**Aim:** Reproduce the listing below in full and without alteration, apart from its pictures.

• • • • • • •

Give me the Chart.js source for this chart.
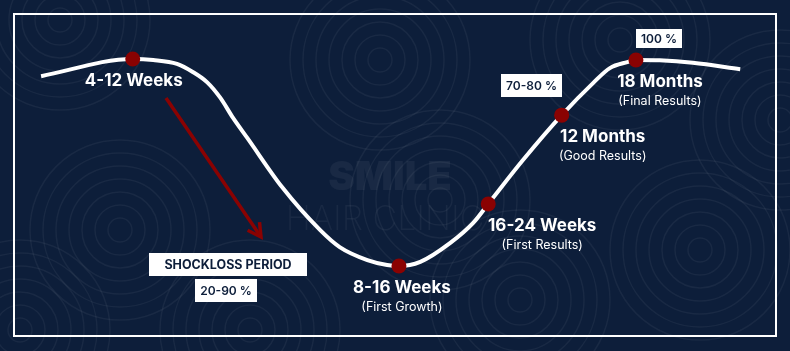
<!DOCTYPE html>
<html>
<head>
<meta charset="utf-8">
<script src="https://cdn.jsdelivr.net/npm/chart.js@4.4.1/dist/chart.umd.min.js"></script>
<style>
    html, body { margin: 0; padding: 0; background: #0d1e3a; }
    #wrap { width: 790px; height: 351px; position: relative; }
</style>
</head>
<body>
<div id="wrap"><canvas id="growthChart" width="790" height="351"></canvas></div>
<script>
// ── data ──────────────────────────────────────────────
// timeline (0-100) vs hair density level (0-100)
const timeline = [5.2, 16.8, 19.4, 22.4, 24.4, 26.2, 27.9, 29.5, 31.3, 35.7, 40.5, 43.0, 46.5, 49.0, 50.5, 53.2, 57.0, 59.9, 61.8, 66.2, 71.1, 75.1, 77.2, 79.4, 80.5, 83.5, 87.7, 93.7];
const density  = [78.3, 83.2, 82.9, 81.8, 79.5, 76.6, 72.1, 66.4, 60.7, 46.7, 34.5, 29.6, 25.9, 24.5, 24.2, 25.4, 30.8, 36.5, 41.9, 54.4, 67.2, 76.4, 80.6, 82.3, 82.9, 82.8, 82.1, 80.3];

const milestoneX = [16.8, 50.5, 61.8, 71.1, 80.5];
const milestoneY = [83.2, 24.2, 41.9, 67.2, 82.9];
const milestoneTitles = ['4-12 Weeks', '8-16 Weeks', '16-24 Weeks', '12 Months', '18 Months'];
const milestoneNotes = ['', '(First Growth)', '(First Results)', '(Good Results)', '(Final Results)'];

const tagTexts = ['SHOCKLOSS PERIOD', '20-90 %', '70-80 %', '100 %'];

const NAVY = '#0d1e3a';
const RED = '#8a0202';
const FONT = 'Inter, "Open Sans", sans-serif';

// ── background: navy + faint swirl pattern + watermark ──
const backdrop = {
    id: 'backdrop',
    beforeDraw(chart) {
        const c = chart.ctx;
        const { width, height } = chart;
        c.save();
        c.fillStyle = NAVY;
        c.fillRect(0, 0, width, height);

        c.strokeStyle = 'rgba(255,255,255,0.05)';
        c.lineWidth = 1.5;
        const centres = [[60, 20], [250, 330], [120, 230], [520, 300], [700, 250], [620, 40], [380, 60], [780, 120], [20, 330], [440, 200]];
        centres.forEach(([cx, cy]) => {
            for (let r = 12; r < 100; r += 13) {
                c.beginPath();
                c.arc(cx, cy, r, 0, Math.PI * 2);
                c.stroke();
            }
        });

        // watermark
        c.fillStyle = 'rgba(255,255,255,0.05)';
        c.textAlign = 'center';
        c.textBaseline = 'middle';
        c.font = '900 40px ' + FONT;
        c.fillText('SMILE', 390, 178);
        c.font = '200 34px ' + FONT;
        c.fillText('HAIR CLINIC', 385, 220);

        // frame
        c.strokeStyle = '#ffffff';
        c.lineWidth = 2;
        c.strokeRect(14, 14, 762, 322);
        c.restore();
    }
};

// ── labels, tags, arrow ───────────────────────────────
const overlay = {
    id: 'overlay',
    afterDatasetsDraw(chart) {
        const c = chart.ctx;
        const xs = chart.scales.x, ys = chart.scales.y;
        const dx = [1, 3, 54, 41, 24];
        c.save();
        c.textAlign = 'center';
        c.textBaseline = 'middle';
        milestoneTitles.forEach((t, i) => {
            const px = xs.getPixelForValue(milestoneX[i]) + dx[i];
            const py = ys.getPixelForValue(milestoneY[i]);
            c.fillStyle = '#ffffff';
            c.font = '700 17px ' + FONT;
            c.fillText(t, px, py + 22);
            if (milestoneNotes[i]) {
                c.font = '400 12.5px ' + FONT;
                c.fillText(milestoneNotes[i], px, py + 41);
            }
        });

        // white tags
        const boxes = [[149, 253, 158, 23], [195, 279, 62, 23], [501, 74, 61, 23], [636, 29, 46, 19]];
        tagTexts.forEach((t, i) => {
            const [bx, by, bw, bh] = boxes[i];
            c.fillStyle = '#ffffff';
            c.fillRect(bx, by, bw, bh);
            c.fillStyle = NAVY;
            c.font = (i === 0 ? '700 12.5px ' : '600 12px ') + FONT;
            c.fillText(t, bx + bw / 2, by + bh / 2 + 0.5);
        });

        // shockloss arrow
        const x0 = 166, y0 = 98, x1 = 261, y1 = 237;
        const ang = Math.atan2(y1 - y0, x1 - x0);
        c.strokeStyle = RED;
        c.lineWidth = 3.5;
        c.beginPath();
        c.moveTo(x0, y0);
        c.lineTo(x1, y1);
        c.stroke();
        c.beginPath();
        c.moveTo(x1 - 15 * Math.cos(ang - 0.5), y1 - 15 * Math.sin(ang - 0.5));
        c.lineTo(x1, y1);
        c.lineTo(x1 - 15 * Math.cos(ang + 0.5), y1 - 15 * Math.sin(ang + 0.5));
        c.stroke();
        c.restore();
    }
};

new Chart(document.getElementById('growthChart'), {
    type: 'line',
    data: {
        datasets: [{
            label: 'Milestones',
            data: milestoneX.map((x, i) => ({ x, y: milestoneY[i] })),
            showLine: false,
            pointRadius: 7.5,
            pointBackgroundColor: RED,
            pointBorderWidth: 0,
            order: 0
        }, {
            label: 'Hair growth',
            data: timeline.map((x, i) => ({ x, y: density[i] })),
            borderColor: '#ffffff',
            borderWidth: 4,
            cubicInterpolationMode: 'monotone',
            pointRadius: 0,
            fill: false,
            order: 1
        }]
    },
    options: {
        responsive: false,
        animation: false,
        layout: { padding: 0, autoPadding: false },
        plugins: {
            legend: { display: false },
            tooltip: { enabled: false }
        },
        scales: {
            x: { type: 'linear', min: 0, max: 100, display: false },
            y: { min: 0, max: 100, display: false }
        }
    },
    plugins: [backdrop, overlay]
});
</script>
</body>
</html>
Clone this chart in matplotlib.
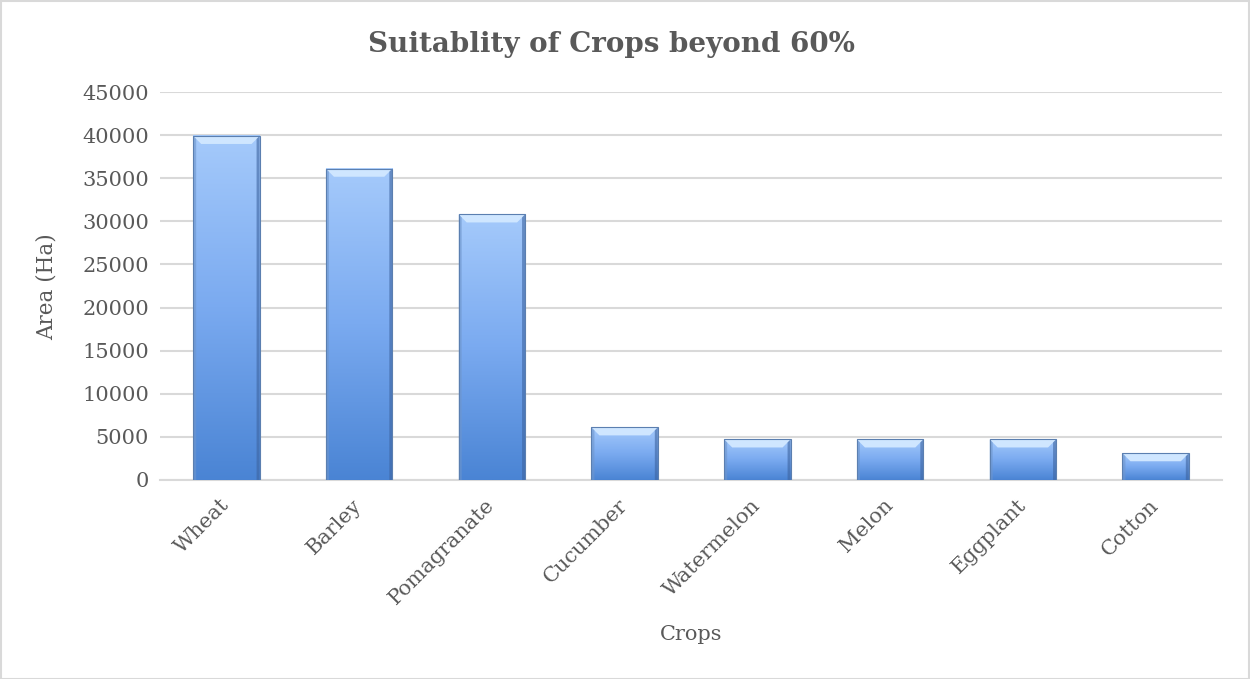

• • • • • • •

**Result of this exercise:**
Give me the Chart.js source for this chart.
<!DOCTYPE html>
<html>
<head>
<meta charset="utf-8">
<script src="https://cdn.jsdelivr.net/npm/chart.js@4.4.1/dist/chart.umd.min.js"></script>
<style>
    html, body { margin: 0; padding: 0; background: #0d1e3a; }
    #wrap { width: 790px; height: 351px; position: relative; }
</style>
</head>
<body>
<div id="wrap"><canvas id="growthChart" width="790" height="351"></canvas></div>
<script>
// ── data ──────────────────────────────────────────────
// timeline (0-100) vs hair density level (0-100)
const timeline = [5.2, 16.8, 19.4, 22.4, 24.4, 26.2, 27.9, 29.5, 31.3, 35.7, 40.5, 43.0, 46.5, 49.0, 50.5, 53.2, 57.0, 59.9, 61.8, 66.2, 71.1, 75.1, 77.2, 79.4, 80.5, 83.5, 87.7, 93.7];
const density  = [78.3, 83.2, 82.9, 81.8, 79.5, 76.6, 72.1, 66.4, 60.7, 46.7, 34.5, 29.6, 25.9, 24.5, 24.2, 25.4, 30.8, 36.5, 41.9, 54.4, 67.2, 76.4, 80.6, 82.3, 82.9, 82.8, 82.1, 80.3];

const milestoneX = [16.8, 50.5, 61.8, 71.1, 80.5];
const milestoneY = [83.2, 24.2, 41.9, 67.2, 82.9];
const milestoneTitles = ['4-12 Weeks', '8-16 Weeks', '16-24 Weeks', '12 Months', '18 Months'];
const milestoneNotes = ['', '(First Growth)', '(First Results)', '(Good Results)', '(Final Results)'];

const tagTexts = ['SHOCKLOSS PERIOD', '20-90 %', '70-80 %', '100 %'];

const NAVY = '#0d1e3a';
const RED = '#8a0202';
const FONT = 'Inter, "Open Sans", sans-serif';

// ── background: navy + faint swirl pattern + watermark ──
const backdrop = {
    id: 'backdrop',
    beforeDraw(chart) {
        const c = chart.ctx;
        const { width, height } = chart;
        c.save();
        c.fillStyle = NAVY;
        c.fillRect(0, 0, width, height);

        c.strokeStyle = 'rgba(255,255,255,0.05)';
        c.lineWidth = 1.5;
        const centres = [[60, 20], [250, 330], [120, 230], [520, 300], [700, 250], [620, 40], [380, 60], [780, 120], [20, 330], [440, 200]];
        centres.forEach(([cx, cy]) => {
            for (let r = 12; r < 100; r += 13) {
                c.beginPath();
                c.arc(cx, cy, r, 0, Math.PI * 2);
                c.stroke();
            }
        });

        // watermark
        c.fillStyle = 'rgba(255,255,255,0.05)';
        c.textAlign = 'center';
        c.textBaseline = 'middle';
        c.font = '900 40px ' + FONT;
        c.fillText('SMILE', 390, 178);
        c.font = '200 34px ' + FONT;
        c.fillText('HAIR CLINIC', 385, 220);

        // frame
        c.strokeStyle = '#ffffff';
        c.lineWidth = 2;
        c.strokeRect(14, 14, 762, 322);
        c.restore();
    }
};

// ── labels, tags, arrow ───────────────────────────────
const overlay = {
    id: 'overlay',
    afterDatasetsDraw(chart) {
        const c = chart.ctx;
        const xs = chart.scales.x, ys = chart.scales.y;
        const dx = [1, 3, 54, 41, 24];
        c.save();
        c.textAlign = 'center';
        c.textBaseline = 'middle';
        milestoneTitles.forEach((t, i) => {
            const px = xs.getPixelForValue(milestoneX[i]) + dx[i];
            const py = ys.getPixelForValue(milestoneY[i]);
            c.fillStyle = '#ffffff';
            c.font = '700 17px ' + FONT;
            c.fillText(t, px, py + 22);
            if (milestoneNotes[i]) {
                c.font = '400 12.5px ' + FONT;
                c.fillText(milestoneNotes[i], px, py + 41);
            }
        });

        // white tags
        const boxes = [[149, 253, 158, 23], [195, 279, 62, 23], [501, 74, 61, 23], [636, 29, 46, 19]];
        tagTexts.forEach((t, i) => {
            const [bx, by, bw, bh] = boxes[i];
            c.fillStyle = '#ffffff';
            c.fillRect(bx, by, bw, bh);
            c.fillStyle = NAVY;
            c.font = (i === 0 ? '700 12.5px ' : '600 12px ') + FONT;
            c.fillText(t, bx + bw / 2, by + bh / 2 + 0.5);
        });

        // shockloss arrow
        const x0 = 166, y0 = 98, x1 = 261, y1 = 237;
        const ang = Math.atan2(y1 - y0, x1 - x0);
        c.strokeStyle = RED;
        c.lineWidth = 3.5;
        c.beginPath();
        c.moveTo(x0, y0);
        c.lineTo(x1, y1);
        c.stroke();
        c.beginPath();
        c.moveTo(x1 - 15 * Math.cos(ang - 0.5), y1 - 15 * Math.sin(ang - 0.5));
        c.lineTo(x1, y1);
        c.lineTo(x1 - 15 * Math.cos(ang + 0.5), y1 - 15 * Math.sin(ang + 0.5));
        c.stroke();
        c.restore();
    }
};

new Chart(document.getElementById('growthChart'), {
    type: 'line',
    data: {
        datasets: [{
            label: 'Milestones',
            data: milestoneX.map((x, i) => ({ x, y: milestoneY[i] })),
            showLine: false,
            pointRadius: 7.5,
            pointBackgroundColor: RED,
            pointBorderWidth: 0,
            order: 0
        }, {
            label: 'Hair growth',
            data: timeline.map((x, i) => ({ x, y: density[i] })),
            borderColor: '#ffffff',
            borderWidth: 4,
            cubicInterpolationMode: 'monotone',
            pointRadius: 0,
            fill: false,
            order: 1
        }]
    },
    options: {
        responsive: false,
        animation: false,
        layout: { padding: 0, autoPadding: false },
        plugins: {
            legend: { display: false },
            tooltip: { enabled: false }
        },
        scales: {
            x: { type: 'linear', min: 0, max: 100, display: false },
            y: { min: 0, max: 100, display: false }
        }
    },
    plugins: [backdrop, overlay]
});
</script>
</body>
</html>
Clone this chart in matplotlib.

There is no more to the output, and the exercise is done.